- [Short exercise] Write out the opening lines of the data word for word, up to and including the line with "west, text=ttl, inner", and leave every picture and every later line out.

- [Raw data]
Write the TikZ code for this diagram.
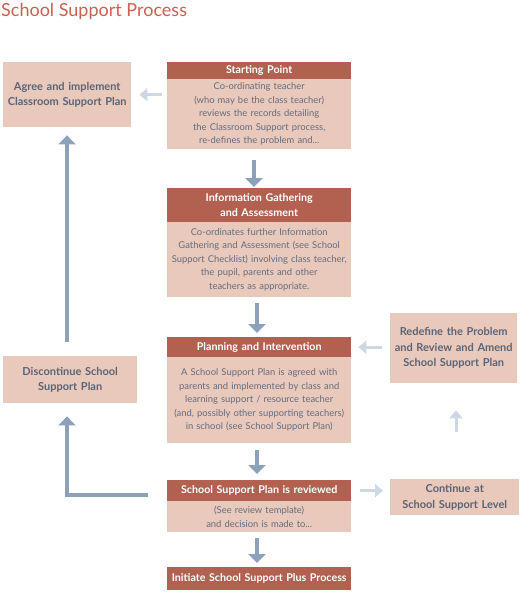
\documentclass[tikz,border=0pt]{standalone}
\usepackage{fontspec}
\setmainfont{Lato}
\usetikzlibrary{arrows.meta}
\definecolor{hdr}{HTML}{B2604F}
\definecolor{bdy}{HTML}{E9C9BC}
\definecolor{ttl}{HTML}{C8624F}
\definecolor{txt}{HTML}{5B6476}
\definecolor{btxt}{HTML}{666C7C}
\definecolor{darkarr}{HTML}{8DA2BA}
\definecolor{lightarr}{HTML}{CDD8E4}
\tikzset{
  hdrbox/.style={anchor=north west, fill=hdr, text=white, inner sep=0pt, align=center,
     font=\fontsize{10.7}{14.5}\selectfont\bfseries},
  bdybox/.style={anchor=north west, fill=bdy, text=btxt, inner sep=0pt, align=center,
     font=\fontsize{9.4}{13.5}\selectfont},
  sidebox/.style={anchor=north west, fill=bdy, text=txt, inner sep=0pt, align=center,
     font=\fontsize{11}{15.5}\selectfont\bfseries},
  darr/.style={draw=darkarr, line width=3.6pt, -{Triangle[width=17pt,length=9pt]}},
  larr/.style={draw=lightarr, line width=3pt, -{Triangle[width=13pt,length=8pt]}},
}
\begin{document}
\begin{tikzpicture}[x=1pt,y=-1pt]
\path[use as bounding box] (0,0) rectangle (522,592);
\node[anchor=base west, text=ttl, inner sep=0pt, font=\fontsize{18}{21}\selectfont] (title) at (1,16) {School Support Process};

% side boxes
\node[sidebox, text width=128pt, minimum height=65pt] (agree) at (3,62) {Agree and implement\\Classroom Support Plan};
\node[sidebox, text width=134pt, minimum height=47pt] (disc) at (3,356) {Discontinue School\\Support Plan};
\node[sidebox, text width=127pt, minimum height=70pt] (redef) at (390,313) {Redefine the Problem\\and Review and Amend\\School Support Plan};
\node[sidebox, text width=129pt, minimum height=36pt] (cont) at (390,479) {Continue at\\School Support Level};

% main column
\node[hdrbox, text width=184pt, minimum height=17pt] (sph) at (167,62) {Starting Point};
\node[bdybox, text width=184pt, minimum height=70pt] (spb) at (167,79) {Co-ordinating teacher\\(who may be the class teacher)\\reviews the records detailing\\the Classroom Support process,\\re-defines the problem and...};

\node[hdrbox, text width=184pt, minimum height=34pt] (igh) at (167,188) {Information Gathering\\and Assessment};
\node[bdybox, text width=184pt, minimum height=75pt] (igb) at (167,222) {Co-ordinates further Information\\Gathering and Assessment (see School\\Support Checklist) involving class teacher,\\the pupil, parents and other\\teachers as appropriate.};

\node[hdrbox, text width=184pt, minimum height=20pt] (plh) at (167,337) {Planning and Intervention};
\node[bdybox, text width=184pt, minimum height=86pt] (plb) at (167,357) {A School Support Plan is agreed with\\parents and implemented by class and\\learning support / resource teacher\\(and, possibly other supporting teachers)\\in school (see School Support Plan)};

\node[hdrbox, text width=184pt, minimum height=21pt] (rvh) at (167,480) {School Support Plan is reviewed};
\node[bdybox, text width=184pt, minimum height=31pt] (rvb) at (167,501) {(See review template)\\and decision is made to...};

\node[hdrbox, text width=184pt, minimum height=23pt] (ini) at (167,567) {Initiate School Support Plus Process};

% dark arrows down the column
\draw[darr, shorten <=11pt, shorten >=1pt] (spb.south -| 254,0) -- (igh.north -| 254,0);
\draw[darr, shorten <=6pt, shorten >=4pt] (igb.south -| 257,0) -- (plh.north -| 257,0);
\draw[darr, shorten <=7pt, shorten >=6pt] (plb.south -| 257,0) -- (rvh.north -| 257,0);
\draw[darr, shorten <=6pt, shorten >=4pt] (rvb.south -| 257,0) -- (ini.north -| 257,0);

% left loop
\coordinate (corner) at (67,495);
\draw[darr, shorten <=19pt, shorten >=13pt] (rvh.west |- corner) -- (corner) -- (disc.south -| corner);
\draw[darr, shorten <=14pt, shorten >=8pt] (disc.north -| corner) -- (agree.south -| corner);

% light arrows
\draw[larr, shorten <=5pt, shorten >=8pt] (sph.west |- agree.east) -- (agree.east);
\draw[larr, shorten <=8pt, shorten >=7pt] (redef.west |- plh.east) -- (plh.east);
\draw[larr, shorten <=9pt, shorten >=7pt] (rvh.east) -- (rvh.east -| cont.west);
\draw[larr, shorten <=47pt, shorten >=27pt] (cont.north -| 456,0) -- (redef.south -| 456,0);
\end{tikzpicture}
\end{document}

- [Response below]
Write the TikZ code for this diagram.
\documentclass[tikz,border=0pt]{standalone}
\usepackage{fontspec}
\setmainfont{Lato}
\usetikzlibrary{arrows.meta}
\definecolor{hdr}{HTML}{B2604F}
\definecolor{bdy}{HTML}{E9C9BC}
\definecolor{ttl}{HTML}{C8624F}
\definecolor{txt}{HTML}{5B6476}
\definecolor{btxt}{HTML}{666C7C}
\definecolor{darkarr}{HTML}{8DA2BA}
\definecolor{lightarr}{HTML}{CDD8E4}
\tikzset{
  hdrbox/.style={anchor=north west, fill=hdr, text=white, inner sep=0pt, align=center,
     font=\fontsize{10.7}{14.5}\selectfont\bfseries},
  bdybox/.style={anchor=north west, fill=bdy, text=btxt, inner sep=0pt, align=center,
     font=\fontsize{9.4}{13.5}\selectfont},
  sidebox/.style={anchor=north west, fill=bdy, text=txt, inner sep=0pt, align=center,
     font=\fontsize{11}{15.5}\selectfont\bfseries},
  darr/.style={draw=darkarr, line width=3.6pt, -{Triangle[width=17pt,length=9pt]}},
  larr/.style={draw=lightarr, line width=3pt, -{Triangle[width=13pt,length=8pt]}},
}
\begin{document}
\begin{tikzpicture}[x=1pt,y=-1pt]
\path[use as bounding box] (0,0) rectangle (522,592);
\node[anchor=base west, text=ttl, inner sep=0pt, font=\fontsize{18}{21}\selectfont] (title) at (1,16) {School Support Process};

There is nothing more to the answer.